In particular, the Tribunal did not err in its reasons. All that the Tribunal there said was that the failure by the appellant to meet the criteria in ss 36(2)(a) and (aa) meant that Australia would not breach its international non-refoulement obligations in the event that he is removed from Australia. That was not to equate non-refoulement with the criteria for the grant of a protection visa. Rather it was to recognise that the international instruments referred to in the previous paragraph are a source of rights and obligations under domestic law to the extent that ss 36(2)(a) and (aa) incorporate Australia’s obligations under those instruments. That the Tribunal did not conflate the two processes is reinforced not only by the absence of any reference in its dispositive findings to ss 5H-5LA or ss 36(1A)-(1C) and (2A)-(7) of the Act but also its acknowledgment, at [288] of its reasons, that a decision-maker on any application for a protection visa would not be bound by the findings made for the purpose of exercising the power in s 501CA(4)."
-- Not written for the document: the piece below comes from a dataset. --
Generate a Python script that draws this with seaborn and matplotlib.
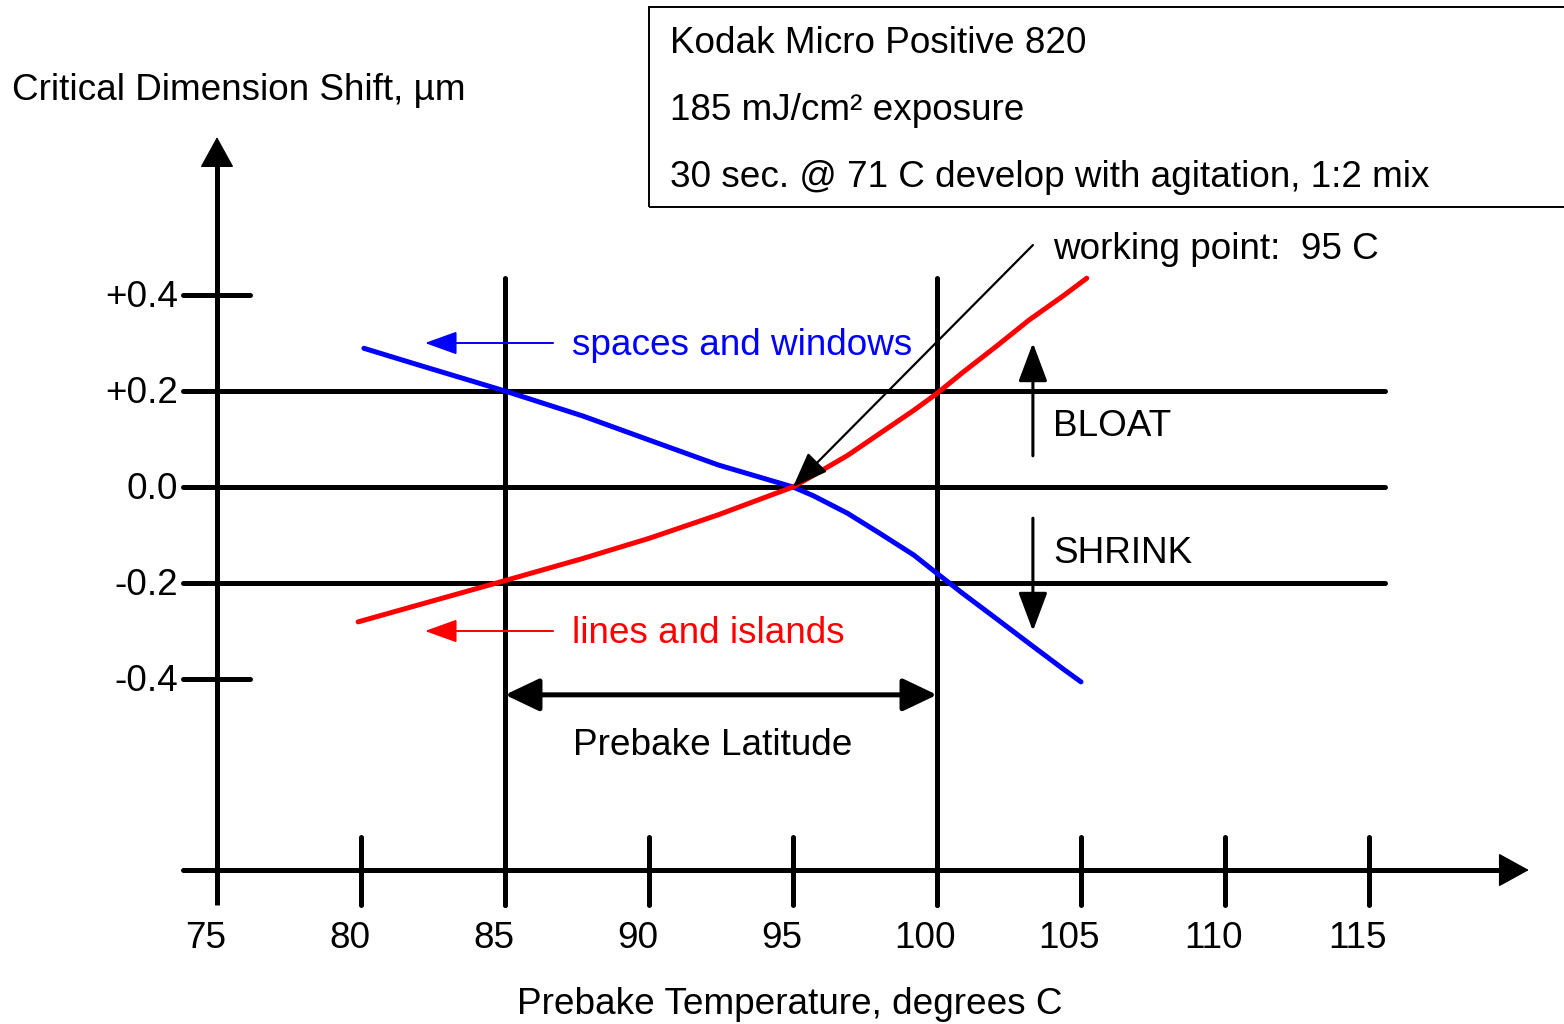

It is difficult to see how the Tribunal was required to have regard, in the appellant’s submission, to the impact (if any) of a contravention of Australia’s international non-refoulement obligations on its “international reputation and standing”, when, first, it concluded that the appellant was not owed such obligations. Secondly, the executive dimension of non-refoulement never featured in the appellant’s submissions to the Tribunal; and thirdly, the slight chance that such obligations might be owed was taken into account in any event. Particularly where the point was never taken by the appellant, the exercise of the power in s 501CA(4) did not require a decision-maker to have regard to the damage to Australia’s international standing or reputation in the event that it contravened its international non-refoulement obligations.

For these reasons, the failure to consider grounds will fail.

Disposition

The appeal will be dismissed.

The appellant will pay the first respondent's costs of the appeal on a lump sum basis to be fixed by a Registrar of this Court in the absence of agreement between the parties.